INSTRUCTIONS FOR THE TASK: Make an exact copy of all the material below, apart from the pictures.
<<<<
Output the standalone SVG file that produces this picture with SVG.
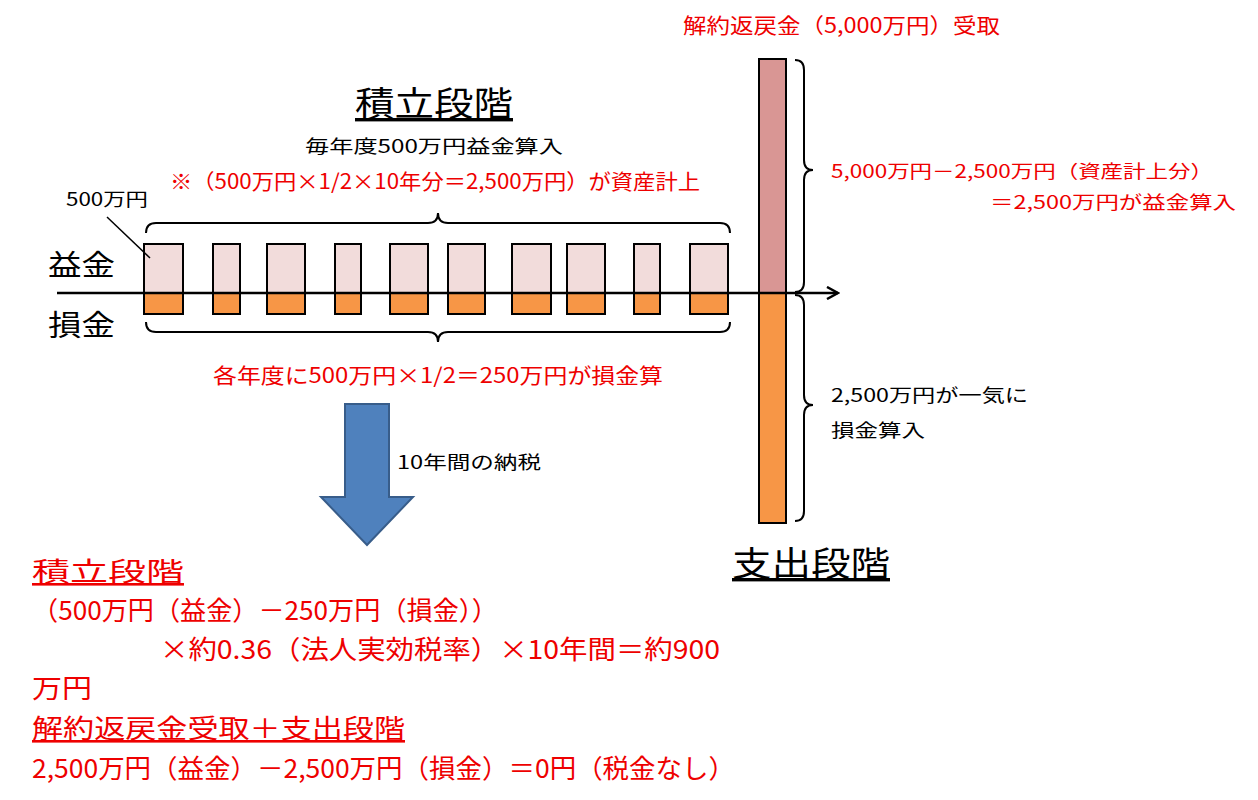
<svg xmlns="http://www.w3.org/2000/svg" width="1258" height="800" viewBox="0 0 1258 800">
<style>
text{font-family:"Noto Sans CJK JP","Noto Sans CJK SC",sans-serif}
.r{fill:#e00}
.k{fill:#000}
.p{fill:#F2DCDB;stroke:#000;stroke-width:2}
.o{fill:#F79646;stroke:#000;stroke-width:2}
.br{fill:none;stroke:#000;stroke-width:2}
.s{font-size:18px}
.m{font-size:26px}
.b{font-size:34px}
</style>
<defs><marker id="ah" markerWidth="14" markerHeight="14" refX="12" refY="7" orient="auto" markerUnits="userSpaceOnUse"><path d="M1,1 L12,7 L1,13" fill="none" stroke="#000" stroke-width="2.5"/></marker></defs>
<rect width="1258" height="800" fill="#fff"/>
<g id="bars">
<rect class="p" x="144" y="244" width="39" height="49"/><rect class="o" x="144" y="293" width="39" height="21"/>
<rect class="p" x="213" y="244" width="27" height="49"/><rect class="o" x="213" y="293" width="27" height="21"/>
<rect class="p" x="267" y="244" width="38" height="49"/><rect class="o" x="267" y="293" width="38" height="21"/>
<rect class="p" x="335" y="244" width="26" height="49"/><rect class="o" x="335" y="293" width="26" height="21"/>
<rect class="p" x="390" y="244" width="38" height="49"/><rect class="o" x="390" y="293" width="38" height="21"/>
<rect class="p" x="448" y="244" width="37" height="49"/><rect class="o" x="448" y="293" width="37" height="21"/>
<rect class="p" x="512" y="244" width="39" height="49"/><rect class="o" x="512" y="293" width="39" height="21"/>
<rect class="p" x="567" y="244" width="38" height="49"/><rect class="o" x="567" y="293" width="38" height="21"/>
<rect class="p" x="634" y="244" width="26" height="49"/><rect class="o" x="634" y="293" width="26" height="21"/>
<rect class="p" x="690" y="244" width="38" height="49"/><rect class="o" x="690" y="293" width="38" height="21"/>
</g>
<g id="bigbar">
<rect x="759" y="59" width="27" height="234" fill="#D99694" stroke="#000" stroke-width="2"/>
<rect class="o" x="759" y="293" width="27" height="230"/>
</g>
<g id="connectors">
<line x1="57" y1="293" x2="838" y2="293" stroke="#000" stroke-width="2.5" marker-end="url(#ah)"/>
<line x1="107" y1="217" x2="150" y2="258" stroke="#000" stroke-width="1.5"/>
<path class="br" d="M146,233 Q146,223 156,223 L428,223 Q438,223 438,213 Q438,223 448,223 L720,223 Q730,223 730,233"/>
<path class="br" d="M146,322 Q146,332 156,332 L428,332 Q438,332 438,342 Q438,332 448,332 L720,332 Q730,332 730,322"/>
<path class="br" d="M795,60 Q804,60 804,70 L804,160 Q804,170 813,170 Q804,170 804,180 L804,282 Q804,292 795,292"/>
<path class="br" d="M795,295 Q804,295 804,305 L804,395 Q804,405 813,405 Q804,405 804,415 L804,511 Q804,521 795,521"/>
<path d="M345,404 L389,404 L389,497 L413,497 L367,545 L321,497 L345,497 Z" fill="#4F81BD" stroke="#385D8A" stroke-width="2"/>
</g>
<g id="labels">
<text class="r" x="683" y="33" style="font-size:21px" textLength="317" lengthAdjust="spacingAndGlyphs">解約返戻金（5,000万円）受取</text>
<text class="b k" x="355" y="116" text-decoration="underline" textLength="158" lengthAdjust="spacingAndGlyphs">積立段階</text>
<text class="s k" x="305" y="153" textLength="258" lengthAdjust="spacingAndGlyphs">毎年度500万円益金算入</text>
<text class="r" x="170" y="189" style="font-size:21px" textLength="530" lengthAdjust="spacingAndGlyphs">※（500万円×1/2×10年分＝2,500万円）が資産計上</text>
<text class="s k" x="66" y="206" textLength="82" lengthAdjust="spacingAndGlyphs">500万円</text>
<text class="k" x="48" y="276" style="font-size:29px" textLength="67" lengthAdjust="spacingAndGlyphs">益金</text>
<text class="k" x="48" y="336" style="font-size:29px" textLength="67" lengthAdjust="spacingAndGlyphs">損金</text>
<text class="r" x="213" y="383" style="font-size:21px" textLength="450" lengthAdjust="spacingAndGlyphs">各年度に500万円×1/2＝250万円が損金算</text>
<text class="s k" x="397" y="469" textLength="144" lengthAdjust="spacingAndGlyphs">10年間の納税</text>
<text class="s r" x="831" y="178" textLength="382" lengthAdjust="spacingAndGlyphs">5,000万円－2,500万円（資産計上分）</text>
<text class="s r" x="990" y="209" textLength="246" lengthAdjust="spacingAndGlyphs">＝2,500万円が益金算入</text>
<text class="s k" x="831" y="402" textLength="197" lengthAdjust="spacingAndGlyphs">2,500万円が一気に</text>
<text class="s k" x="831" y="437" textLength="94" lengthAdjust="spacingAndGlyphs">損金算入</text>
<text class="b k" x="732" y="576" text-decoration="underline" textLength="158" lengthAdjust="spacingAndGlyphs">支出段階</text>
<text class="m r" x="32" y="581" text-decoration="underline" textLength="152" lengthAdjust="spacingAndGlyphs">積立段階</text>
<text class="m r" x="32" y="620" textLength="466" lengthAdjust="spacingAndGlyphs">（500万円（益金）－250万円（損金））</text>
<text class="m r" x="160" y="659" textLength="560" lengthAdjust="spacingAndGlyphs">×約0.36（法人実効税率）×10年間＝約900</text>
<text class="m r" x="32" y="698" textLength="60" lengthAdjust="spacingAndGlyphs">万円</text>
<text class="m r" x="32" y="738" text-decoration="underline" textLength="373" lengthAdjust="spacingAndGlyphs">解約返戻金受取＋支出段階</text>
<text class="m r" x="32" y="778" textLength="703" lengthAdjust="spacingAndGlyphs">2,500万円（益金）－2,500万円（損金）＝0円（税金なし）</text>
</g>
</svg>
>>>>
SOLUTION TO THE EXERCISE:
Output the standalone SVG file that produces this picture with SVG.
<svg xmlns="http://www.w3.org/2000/svg" width="1258" height="800" viewBox="0 0 1258 800">
<style>
text{font-family:"Noto Sans CJK JP","Noto Sans CJK SC",sans-serif}
.r{fill:#e00}
.k{fill:#000}
.p{fill:#F2DCDB;stroke:#000;stroke-width:2}
.o{fill:#F79646;stroke:#000;stroke-width:2}
.br{fill:none;stroke:#000;stroke-width:2}
.s{font-size:18px}
.m{font-size:26px}
.b{font-size:34px}
</style>
<defs><marker id="ah" markerWidth="14" markerHeight="14" refX="12" refY="7" orient="auto" markerUnits="userSpaceOnUse"><path d="M1,1 L12,7 L1,13" fill="none" stroke="#000" stroke-width="2.5"/></marker></defs>
<rect width="1258" height="800" fill="#fff"/>
<g id="bars">
<rect class="p" x="144" y="244" width="39" height="49"/><rect class="o" x="144" y="293" width="39" height="21"/>
<rect class="p" x="213" y="244" width="27" height="49"/><rect class="o" x="213" y="293" width="27" height="21"/>
<rect class="p" x="267" y="244" width="38" height="49"/><rect class="o" x="267" y="293" width="38" height="21"/>
<rect class="p" x="335" y="244" width="26" height="49"/><rect class="o" x="335" y="293" width="26" height="21"/>
<rect class="p" x="390" y="244" width="38" height="49"/><rect class="o" x="390" y="293" width="38" height="21"/>
<rect class="p" x="448" y="244" width="37" height="49"/><rect class="o" x="448" y="293" width="37" height="21"/>
<rect class="p" x="512" y="244" width="39" height="49"/><rect class="o" x="512" y="293" width="39" height="21"/>
<rect class="p" x="567" y="244" width="38" height="49"/><rect class="o" x="567" y="293" width="38" height="21"/>
<rect class="p" x="634" y="244" width="26" height="49"/><rect class="o" x="634" y="293" width="26" height="21"/>
<rect class="p" x="690" y="244" width="38" height="49"/><rect class="o" x="690" y="293" width="38" height="21"/>
</g>
<g id="bigbar">
<rect x="759" y="59" width="27" height="234" fill="#D99694" stroke="#000" stroke-width="2"/>
<rect class="o" x="759" y="293" width="27" height="230"/>
</g>
<g id="connectors">
<line x1="57" y1="293" x2="838" y2="293" stroke="#000" stroke-width="2.5" marker-end="url(#ah)"/>
<line x1="107" y1="217" x2="150" y2="258" stroke="#000" stroke-width="1.5"/>
<path class="br" d="M146,233 Q146,223 156,223 L428,223 Q438,223 438,213 Q438,223 448,223 L720,223 Q730,223 730,233"/>
<path class="br" d="M146,322 Q146,332 156,332 L428,332 Q438,332 438,342 Q438,332 448,332 L720,332 Q730,332 730,322"/>
<path class="br" d="M795,60 Q804,60 804,70 L804,160 Q804,170 813,170 Q804,170 804,180 L804,282 Q804,292 795,292"/>
<path class="br" d="M795,295 Q804,295 804,305 L804,395 Q804,405 813,405 Q804,405 804,415 L804,511 Q804,521 795,521"/>
<path d="M345,404 L389,404 L389,497 L413,497 L367,545 L321,497 L345,497 Z" fill="#4F81BD" stroke="#385D8A" stroke-width="2"/>
</g>
<g id="labels">
<text class="r" x="683" y="33" style="font-size:21px" textLength="317" lengthAdjust="spacingAndGlyphs">解約返戻金（5,000万円）受取</text>
<text class="b k" x="355" y="116" text-decoration="underline" textLength="158" lengthAdjust="spacingAndGlyphs">積立段階</text>
<text class="s k" x="305" y="153" textLength="258" lengthAdjust="spacingAndGlyphs">毎年度500万円益金算入</text>
<text class="r" x="170" y="189" style="font-size:21px" textLength="530" lengthAdjust="spacingAndGlyphs">※（500万円×1/2×10年分＝2,500万円）が資産計上</text>
<text class="s k" x="66" y="206" textLength="82" lengthAdjust="spacingAndGlyphs">500万円</text>
<text class="k" x="48" y="276" style="font-size:29px" textLength="67" lengthAdjust="spacingAndGlyphs">益金</text>
<text class="k" x="48" y="336" style="font-size:29px" textLength="67" lengthAdjust="spacingAndGlyphs">損金</text>
<text class="r" x="213" y="383" style="font-size:21px" textLength="450" lengthAdjust="spacingAndGlyphs">各年度に500万円×1/2＝250万円が損金算</text>
<text class="s k" x="397" y="469" textLength="144" lengthAdjust="spacingAndGlyphs">10年間の納税</text>
<text class="s r" x="831" y="178" textLength="382" lengthAdjust="spacingAndGlyphs">5,000万円－2,500万円（資産計上分）</text>
<text class="s r" x="990" y="209" textLength="246" lengthAdjust="spacingAndGlyphs">＝2,500万円が益金算入</text>
<text class="s k" x="831" y="402" textLength="197" lengthAdjust="spacingAndGlyphs">2,500万円が一気に</text>
<text class="s k" x="831" y="437" textLength="94" lengthAdjust="spacingAndGlyphs">損金算入</text>
<text class="b k" x="732" y="576" text-decoration="underline" textLength="158" lengthAdjust="spacingAndGlyphs">支出段階</text>
<text class="m r" x="32" y="581" text-decoration="underline" textLength="152" lengthAdjust="spacingAndGlyphs">積立段階</text>
<text class="m r" x="32" y="620" textLength="466" lengthAdjust="spacingAndGlyphs">（500万円（益金）－250万円（損金））</text>
<text class="m r" x="160" y="659" textLength="560" lengthAdjust="spacingAndGlyphs">×約0.36（法人実効税率）×10年間＝約900</text>
<text class="m r" x="32" y="698" textLength="60" lengthAdjust="spacingAndGlyphs">万円</text>
<text class="m r" x="32" y="738" text-decoration="underline" textLength="373" lengthAdjust="spacingAndGlyphs">解約返戻金受取＋支出段階</text>
<text class="m r" x="32" y="778" textLength="703" lengthAdjust="spacingAndGlyphs">2,500万円（益金）－2,500万円（損金）＝0円（税金なし）</text>
</g>
</svg>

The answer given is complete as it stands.